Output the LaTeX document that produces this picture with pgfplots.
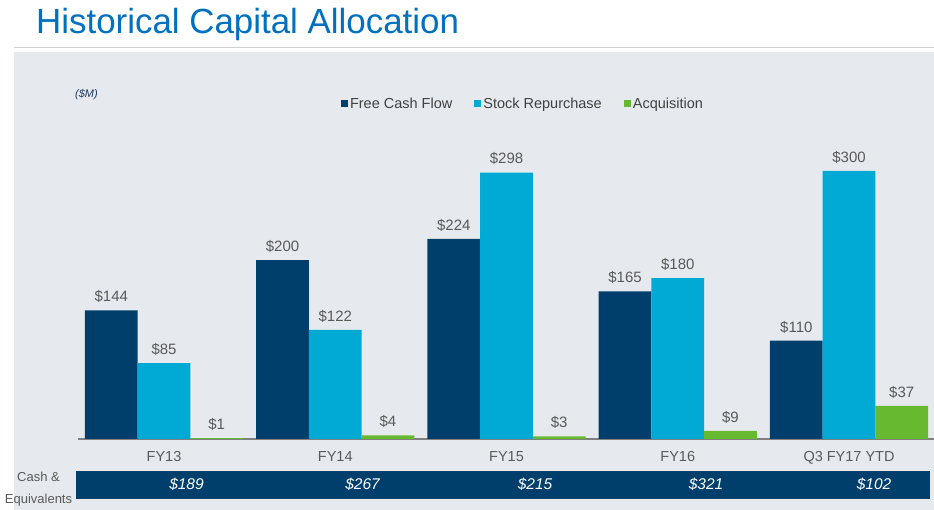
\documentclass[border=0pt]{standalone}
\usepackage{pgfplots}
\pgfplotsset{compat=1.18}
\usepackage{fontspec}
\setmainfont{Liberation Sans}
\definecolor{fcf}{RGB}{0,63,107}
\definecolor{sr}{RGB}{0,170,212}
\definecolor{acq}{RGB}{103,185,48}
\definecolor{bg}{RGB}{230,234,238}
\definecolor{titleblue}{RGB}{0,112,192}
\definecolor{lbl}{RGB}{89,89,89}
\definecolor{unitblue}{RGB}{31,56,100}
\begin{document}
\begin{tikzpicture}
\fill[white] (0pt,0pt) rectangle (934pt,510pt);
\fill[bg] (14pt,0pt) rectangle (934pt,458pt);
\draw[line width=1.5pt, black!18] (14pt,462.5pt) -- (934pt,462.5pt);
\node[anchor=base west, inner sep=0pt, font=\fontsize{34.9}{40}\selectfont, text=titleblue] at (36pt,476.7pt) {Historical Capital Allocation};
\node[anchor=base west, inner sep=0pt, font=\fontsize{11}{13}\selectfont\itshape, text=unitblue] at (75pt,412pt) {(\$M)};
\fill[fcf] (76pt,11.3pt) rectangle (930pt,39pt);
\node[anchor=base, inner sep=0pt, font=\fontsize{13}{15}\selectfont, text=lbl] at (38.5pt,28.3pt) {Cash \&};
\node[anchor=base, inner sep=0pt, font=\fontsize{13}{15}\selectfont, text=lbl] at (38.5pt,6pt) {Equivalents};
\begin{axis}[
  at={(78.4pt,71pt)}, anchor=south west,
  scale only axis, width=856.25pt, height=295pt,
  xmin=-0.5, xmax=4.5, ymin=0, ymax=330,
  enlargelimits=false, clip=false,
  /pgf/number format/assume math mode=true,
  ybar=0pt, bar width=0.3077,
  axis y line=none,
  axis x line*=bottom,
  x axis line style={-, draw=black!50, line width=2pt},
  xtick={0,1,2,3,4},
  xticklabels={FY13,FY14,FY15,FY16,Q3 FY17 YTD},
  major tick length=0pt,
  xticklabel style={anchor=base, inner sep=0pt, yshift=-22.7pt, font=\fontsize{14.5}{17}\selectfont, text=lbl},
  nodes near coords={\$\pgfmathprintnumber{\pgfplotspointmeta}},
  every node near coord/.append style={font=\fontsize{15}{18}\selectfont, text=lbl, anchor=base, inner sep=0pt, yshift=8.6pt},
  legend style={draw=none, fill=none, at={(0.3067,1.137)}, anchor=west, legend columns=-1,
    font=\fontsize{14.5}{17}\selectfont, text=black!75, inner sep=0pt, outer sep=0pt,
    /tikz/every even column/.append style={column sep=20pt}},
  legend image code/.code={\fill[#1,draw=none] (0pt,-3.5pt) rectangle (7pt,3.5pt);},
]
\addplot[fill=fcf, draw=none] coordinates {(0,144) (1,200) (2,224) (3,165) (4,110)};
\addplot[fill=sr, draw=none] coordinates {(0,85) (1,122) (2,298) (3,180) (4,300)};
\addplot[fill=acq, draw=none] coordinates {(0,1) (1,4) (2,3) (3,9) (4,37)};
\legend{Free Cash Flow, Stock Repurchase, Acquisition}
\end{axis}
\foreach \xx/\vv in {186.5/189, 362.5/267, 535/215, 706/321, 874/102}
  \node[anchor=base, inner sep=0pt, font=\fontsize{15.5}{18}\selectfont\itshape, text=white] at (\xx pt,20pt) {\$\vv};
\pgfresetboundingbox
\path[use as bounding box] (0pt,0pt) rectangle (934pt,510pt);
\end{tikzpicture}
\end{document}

==========

> Task statement
Repeat the listing in full and exactly. Leave any pictures out.

> Answer to this task
Output the LaTeX document that produces this picture with pgfplots.
\documentclass[border=0pt]{standalone}
\usepackage{pgfplots}
\pgfplotsset{compat=1.18}
\usepackage{fontspec}
\setmainfont{Liberation Sans}
\definecolor{fcf}{RGB}{0,63,107}
\definecolor{sr}{RGB}{0,170,212}
\definecolor{acq}{RGB}{103,185,48}
\definecolor{bg}{RGB}{230,234,238}
\definecolor{titleblue}{RGB}{0,112,192}
\definecolor{lbl}{RGB}{89,89,89}
\definecolor{unitblue}{RGB}{31,56,100}
\begin{document}
\begin{tikzpicture}
\fill[white] (0pt,0pt) rectangle (934pt,510pt);
\fill[bg] (14pt,0pt) rectangle (934pt,458pt);
\draw[line width=1.5pt, black!18] (14pt,462.5pt) -- (934pt,462.5pt);
\node[anchor=base west, inner sep=0pt, font=\fontsize{34.9}{40}\selectfont, text=titleblue] at (36pt,476.7pt) {Historical Capital Allocation};
\node[anchor=base west, inner sep=0pt, font=\fontsize{11}{13}\selectfont\itshape, text=unitblue] at (75pt,412pt) {(\$M)};
\fill[fcf] (76pt,11.3pt) rectangle (930pt,39pt);
\node[anchor=base, inner sep=0pt, font=\fontsize{13}{15}\selectfont, text=lbl] at (38.5pt,28.3pt) {Cash \&};
\node[anchor=base, inner sep=0pt, font=\fontsize{13}{15}\selectfont, text=lbl] at (38.5pt,6pt) {Equivalents};
\begin{axis}[
  at={(78.4pt,71pt)}, anchor=south west,
  scale only axis, width=856.25pt, height=295pt,
  xmin=-0.5, xmax=4.5, ymin=0, ymax=330,
  enlargelimits=false, clip=false,
  /pgf/number format/assume math mode=true,
  ybar=0pt, bar width=0.3077,
  axis y line=none,
  axis x line*=bottom,
  x axis line style={-, draw=black!50, line width=2pt},
  xtick={0,1,2,3,4},
  xticklabels={FY13,FY14,FY15,FY16,Q3 FY17 YTD},
  major tick length=0pt,
  xticklabel style={anchor=base, inner sep=0pt, yshift=-22.7pt, font=\fontsize{14.5}{17}\selectfont, text=lbl},
  nodes near coords={\$\pgfmathprintnumber{\pgfplotspointmeta}},
  every node near coord/.append style={font=\fontsize{15}{18}\selectfont, text=lbl, anchor=base, inner sep=0pt, yshift=8.6pt},
  legend style={draw=none, fill=none, at={(0.3067,1.137)}, anchor=west, legend columns=-1,
    font=\fontsize{14.5}{17}\selectfont, text=black!75, inner sep=0pt, outer sep=0pt,
    /tikz/every even column/.append style={column sep=20pt}},
  legend image code/.code={\fill[#1,draw=none] (0pt,-3.5pt) rectangle (7pt,3.5pt);},
]
\addplot[fill=fcf, draw=none] coordinates {(0,144) (1,200) (2,224) (3,165) (4,110)};
\addplot[fill=sr, draw=none] coordinates {(0,85) (1,122) (2,298) (3,180) (4,300)};
\addplot[fill=acq, draw=none] coordinates {(0,1) (1,4) (2,3) (3,9) (4,37)};
\legend{Free Cash Flow, Stock Repurchase, Acquisition}
\end{axis}
\foreach \xx/\vv in {186.5/189, 362.5/267, 535/215, 706/321, 874/102}
  \node[anchor=base, inner sep=0pt, font=\fontsize{15.5}{18}\selectfont\itshape, text=white] at (\xx pt,20pt) {\$\vv};
\pgfresetboundingbox
\path[use as bounding box] (0pt,0pt) rectangle (934pt,510pt);
\end{tikzpicture}
\end{document}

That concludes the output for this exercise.